§ What to work on: Please return nothing but the lines between the line holding "Reproduce this chart with matplotlib." and the line holding "color='black', edgecolor='none', zorder=2)", both ends included, without the pictures.

§ Supplied data:

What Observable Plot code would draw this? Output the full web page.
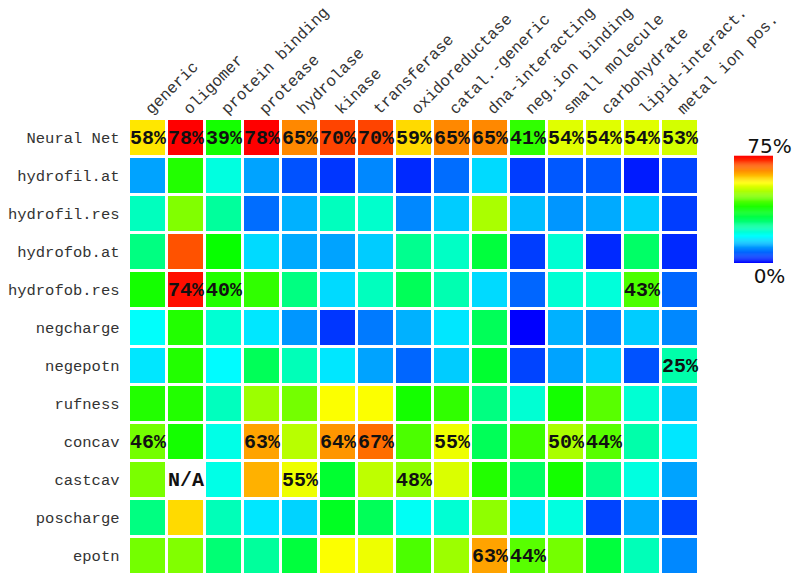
<!DOCTYPE html>
<html>
<head>
<meta charset="utf-8">
<script src="https://cdn.jsdelivr.net/npm/d3@7"></script>
<script src="https://cdn.jsdelivr.net/npm/@observablehq/plot@0.6"></script>
<style>
  html, body { margin: 0; padding: 0; background: #fff; }
  #wrap { position: relative; width: 800px; height: 587px; }
  #legend { position: absolute; left: 725px; top: 130px; }
</style>
</head>
<body>
<div id="wrap"><div id="main"></div><div id="legend"></div></div>
<script>
const columns = ["generic", "oligomer", "protein binding", "protease", "hydrolase", "kinase", "transferase",
  "oxidoreductase", "catal.-generic", "dna-interacting", "neg.ion binding", "small molecule",
  "carbohydrate", "lipid-interact.", "metal ion pos."];

const rows = ["Neural Net", "hydrofil.at", "hydrofil.res", "hydrofob.at", "hydrofob.res", "negcharge",
  "negepotn", "rufness", "concav", "castcav", "poscharge", "epotn"];

// percent accuracy per row (null = N/A)
const neuralNet   = [58, 78, 39, 78, 65, 70, 70, 59, 65, 65, 41, 54, 54, 54, 53];
const hydrofilAt  = [12, 40, 21, 12, 6, 4, 10, 3, 8, 16, 4.5, 6.5, 6.5, 2, 5];
const hydrofilRes = [23.5, 47, 26, 8, 13, 23.5, 22.5, 10, 15, 50, 14, 11, 12.5, 15, 4.5];
const hydrofobAt  = [28, 69, 38, 16, 12.5, 12, 15, 27, 23, 33, 4.5, 22, 3, 30, 3];
const hydrofobRes = [39, 74, 40, 41, 28, 16, 23.5, 31, 24.5, 16, 7.5, 22, 21.5, 43, 7.5];
const negcharge   = [19, 40, 22, 17, 11, 4, 9, 13, 17, 31, 0, 13, 10, 15, 10];
const negepotn    = [17, 40, 18.5, 31, 24, 17, 12, 7.5, 15, 34, 5, 12, 15, 6, 25];
const rufness     = [40, 40, 23.5, 49, 46, 56, 56, 39, 41, 28, 22, 39, 44, 22, 14.5];
const concav      = [46, 39, 20.5, 63, 51, 64, 67, 43, 55, 31, 42, 50, 44, 25, 17];
const castcav     = [46.5, null, 20.5, 62, 55, 34, 51.5, 48, 53.5, 40, 30, 39, 27, 21, 12];
const poscharge   = [28, 59, 24, 17, 15.5, 35, 31, 19.5, 22, 48, 17, 21, 5, 12.5, 5];
const epotn       = [46, 47, 29, 26, 33, 56, 55, 43, 49, 63, 44, 46, 33, 24, 10];

const series = [neuralNet, hydrofilAt, hydrofilRes, hydrofobAt, hydrofobRes, negcharge,
  negepotn, rufness, concav, castcav, poscharge, epotn];

// column indices whose value is printed in the cell, per row
const labelledCols = [
  [0,1,2,3,4,5,6,7,8,9,10,11,12,13,14],
  [], [], [],
  [1, 2, 13],
  [],
  [14],
  [],
  [0, 3, 5, 6, 8, 11, 12],
  [1, 4, 7],
  [],
  [9, 10]
];

const colorbarMax = 75;

const table = [];
rows.forEach((r, i) => columns.forEach((c, j) => {
  table.push({row: r, col: c, value: series[i][j]});
}));
const labels = [];
rows.forEach((r, i) => labelledCols[i].forEach(j => {
  const v = series[i][j];
  labels.push({row: r, col: columns[j], text: v == null ? "N/A" : v + "%"});
}));

const colorScale = {type: "linear", domain: [0, colorbarMax], range: ["blue", "red"],
  interpolate: d3.interpolateHslLong, clamp: true};

const mono = "'Liberation Mono', 'Courier New', 'DejaVu Sans Mono', monospace";

const chart = Plot.plot({
  width: 800, height: 587,
  marginLeft: 124, marginRight: 97, marginTop: 115, marginBottom: 10,
  style: {fontFamily: mono, background: "#fff"},
  x: {domain: columns, paddingInner: 0.09, paddingOuter: 0, axis: null},
  y: {domain: rows, paddingInner: 0.09, paddingOuter: 0, axis: null},
  color: colorScale,
  marks: [
    Plot.cell(table, {x: "col", y: "row", fill: "value"}),
    Plot.text(labels, {x: "col", y: "row", text: "text", fontFamily: mono, fontWeight: "bold",
      fontSize: 20, fill: "#111"}),
    Plot.axisX({anchor: "top", label: null, tickRotate: -45, tickSize: 0, tickPadding: 4, fontSize: 16,
      fontFamily: mono, fill: "#333"}),
    Plot.axisY({anchor: "left", label: null, tickSize: 0, tickPadding: 5, fontSize: 15.5,
      fontFamily: mono, fill: "#333"})
  ]
});
document.getElementById("main").appendChild(chart);

const step = 0.75;
const steps = d3.range(0, colorbarMax, step);
const legend = Plot.plot({
  width: 75, height: 165,
  marginTop: 26, marginBottom: 32, marginLeft: 9, marginRight: 27,
  style: {fontFamily: "'DejaVu Sans', sans-serif", background: "transparent", overflow: "visible"},
  y: {domain: [0, colorbarMax], axis: null},
  color: colorScale,
  marks: [
    Plot.rectY(steps, {y1: d => d, y2: d => d + step + 0.2, fill: d => d + step / 2}),
    Plot.text([colorbarMax], {y: d => d, text: d => d + "%", frameAnchor: "left", dx: 35,
      textAnchor: "middle", lineAnchor: "bottom", dy: -4, fontSize: 20, fill: "#111"}),
    Plot.text([0], {y: d => d, text: d => d + "%", frameAnchor: "left", dx: 35,
      textAnchor: "middle", lineAnchor: "top", dy: 5, fontSize: 20, fill: "#111"})
  ]
});
document.getElementById("legend").appendChild(legend);
</script>
</body>
</html>
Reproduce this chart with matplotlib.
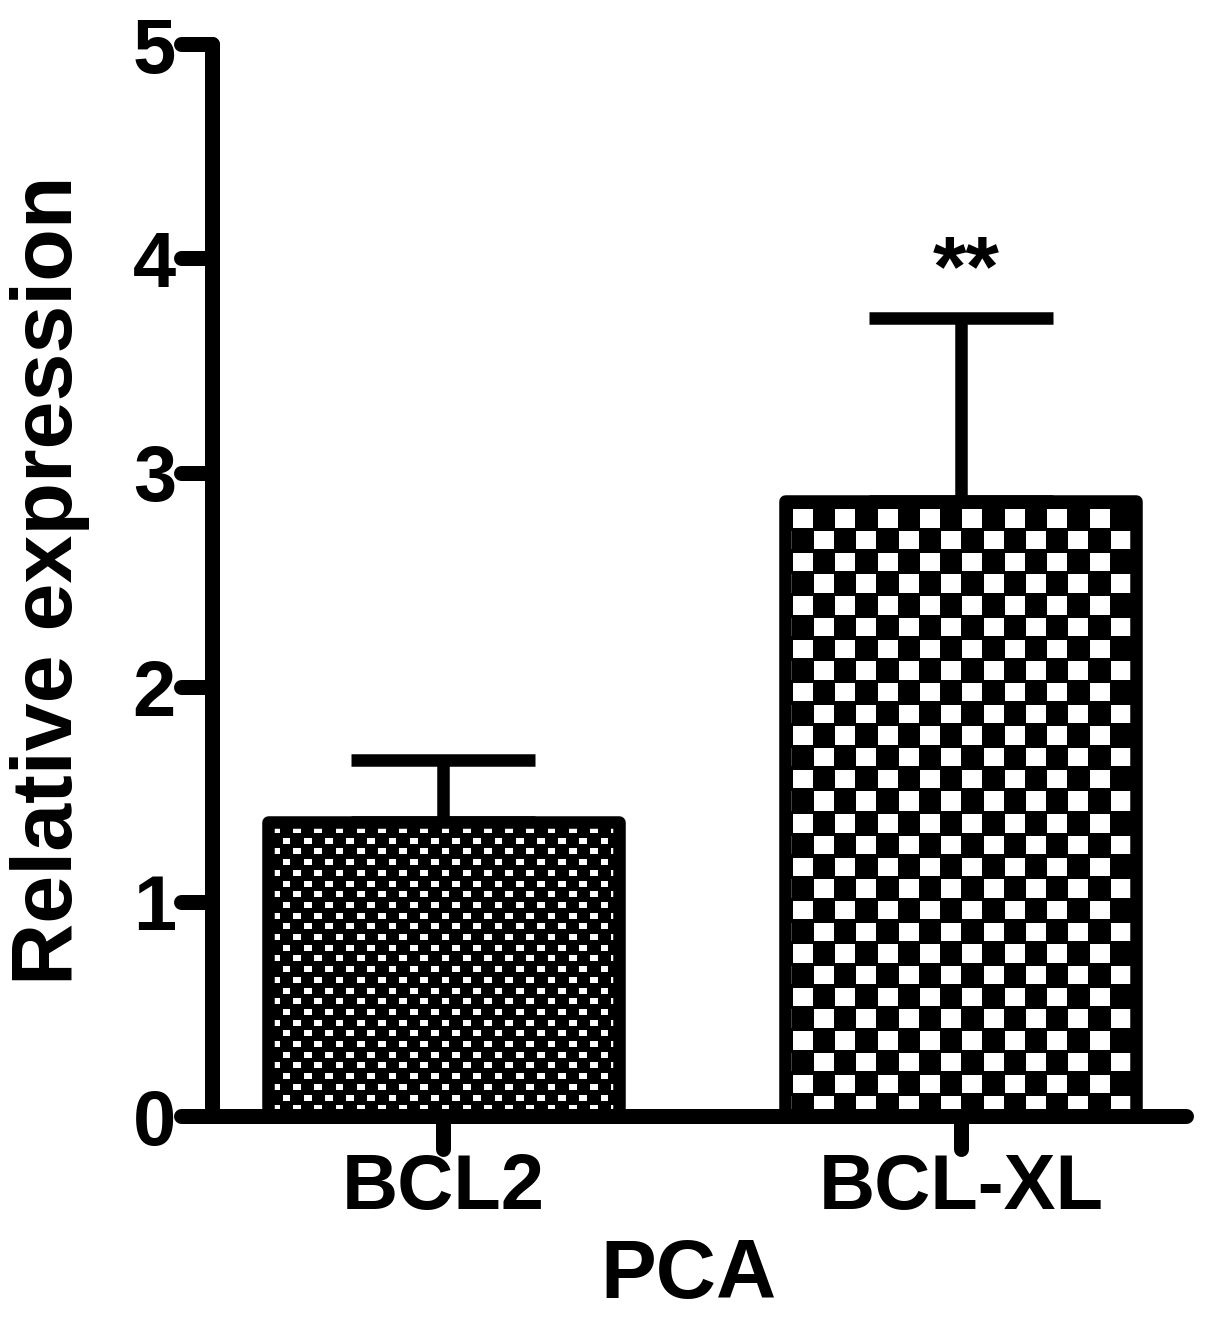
import numpy as np
import matplotlib
matplotlib.use("Agg")
import matplotlib.pyplot as plt
from matplotlib.markers import MarkerStyle, TICKLEFT, TICKDOWN

categories = ["BCL2", "BCL-XL"]
values = [1.37, 2.87]
errors = [0.29, 0.85]
signif = ["", "**"]
yticks = [0, 1, 2, 3, 4, 5]
xlabel = "PCA"
ylabel = "Relative expression"

plt.rcParams['font.family'] = ['Liberation Sans', 'DejaVu Sans']
plt.rcParams['font.weight'] = 'bold'

fig = plt.figure(figsize=(12.05, 13.3), dpi=100)
ax = fig.add_axes([0.1759, 0.1609, 0.9842 - 0.1759, 0.9669 - 0.1609])

x = np.arange(len(categories))
width = 0.678
ax.set_xlim(-0.447, 1.435)
ax.set_ylim(0, 5)

lw_bar = 9.0
bars = ax.bar(x, values, width=width, color='black', edgecolor='none', zorder=2)

# error bars (upper only)
ax.errorbar(x, values, yerr=[np.zeros(len(values)), errors], fmt='none',
            ecolor='black', elinewidth=9.0, capsize=66, capthick=9.0, zorder=1.5)

fig.canvas.draw()

# checker pattern fills
cells = [(10.6, 10.7, 0.75, 0.56, 8.0, 8.0), (21.2, 21.7, 0.94, 0.85, 14.0, 14.0)]
for b, (cx, cy, fx, fy, ox, oy) in zip(bars, cells):
    x0, y0 = b.get_x(), b.get_y()
    x1, y1 = x0 + b.get_width(), y0 + b.get_height()
    (px0, py0), (px1, py1) = ax.transData.transform([(x0, y0), (x1, y1)])
    W = int(round(abs(px1 - px0)))
    H = int(round(abs(py1 - py0)))
    yy, xx = np.mgrid[0:H, 0:W] + 0.5
    xs = (xx + ox) / cx
    ys = (yy + oy) / cy
    ci = np.floor(xs).astype(int)
    cj = np.floor(ys).astype(int)
    frx = xs - ci
    fry = ys - cj
    white = ((ci + cj) % 2 == 0) & (np.abs(frx - 0.5) < fx / 2) & (np.abs(fry - 0.5) < fy / 2)
    img = white.astype(float)
    im = ax.imshow(img, cmap='gray', vmin=0, vmax=1, extent=(x0, x1, y0, y1),
                   origin='upper', interpolation='nearest', aspect='auto', zorder=2.2)
    im.set_clip_path(b)

# outlines
ax.bar(x, values, width=width, facecolor='none', edgecolor='black',
       linewidth=lw_bar, joinstyle='round', zorder=3)

for xi, v, e, s in zip(x, values, errors, signif):
    if s:
        ax.text(xi + 0.01, v + e + 0.11, s, ha='center', va='baseline',
                fontsize=62, fontweight='bold')

ax.set_xticks(x)
ax.set_xticklabels(categories)
ax.set_yticks(yticks)
ax.set_yticklabels([str(t) for t in yticks])

for sp in ['top', 'right']:
    ax.spines[sp].set_visible(False)
for sp in ['left', 'bottom']:
    ax.spines[sp].set_linewidth(10.8)
    ax.spines[sp].set_capstyle('round')

ax.tick_params(axis='y', direction='out', length=22, width=10.8, labelsize=56, pad=4)
ax.tick_params(axis='x', direction='out', length=24, width=10.8, labelsize=56, pad=2)
for t in ax.yaxis.get_major_ticks():
    t.tick1line.set_marker(MarkerStyle(TICKLEFT, capstyle='round'))
for t in ax.xaxis.get_major_ticks():
    t.tick1line.set_marker(MarkerStyle(TICKDOWN, capstyle='round'))
for lab in ax.get_xticklabels() + ax.get_yticklabels():
    lab.set_fontweight('bold')

ax.set_xlabel(xlabel, fontsize=60, fontweight='bold')
ax.set_ylabel(ylabel, fontsize=62, fontweight='bold')
ax.xaxis.set_label_coords(0.489, -0.113)
ax.yaxis.set_label_coords(-0.125, 0.5)

fig.savefig('out.png', dpi=100)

§ Reply to the exercise:
Reproduce this chart with matplotlib.
import numpy as np
import matplotlib
matplotlib.use("Agg")
import matplotlib.pyplot as plt
from matplotlib.markers import MarkerStyle, TICKLEFT, TICKDOWN

categories = ["BCL2", "BCL-XL"]
values = [1.37, 2.87]
errors = [0.29, 0.85]
signif = ["", "**"]
yticks = [0, 1, 2, 3, 4, 5]
xlabel = "PCA"
ylabel = "Relative expression"

plt.rcParams['font.family'] = ['Liberation Sans', 'DejaVu Sans']
plt.rcParams['font.weight'] = 'bold'

fig = plt.figure(figsize=(12.05, 13.3), dpi=100)
ax = fig.add_axes([0.1759, 0.1609, 0.9842 - 0.1759, 0.9669 - 0.1609])

x = np.arange(len(categories))
width = 0.678
ax.set_xlim(-0.447, 1.435)
ax.set_ylim(0, 5)

lw_bar = 9.0
bars = ax.bar(x, values, width=width, color='black', edgecolor='none', zorder=2)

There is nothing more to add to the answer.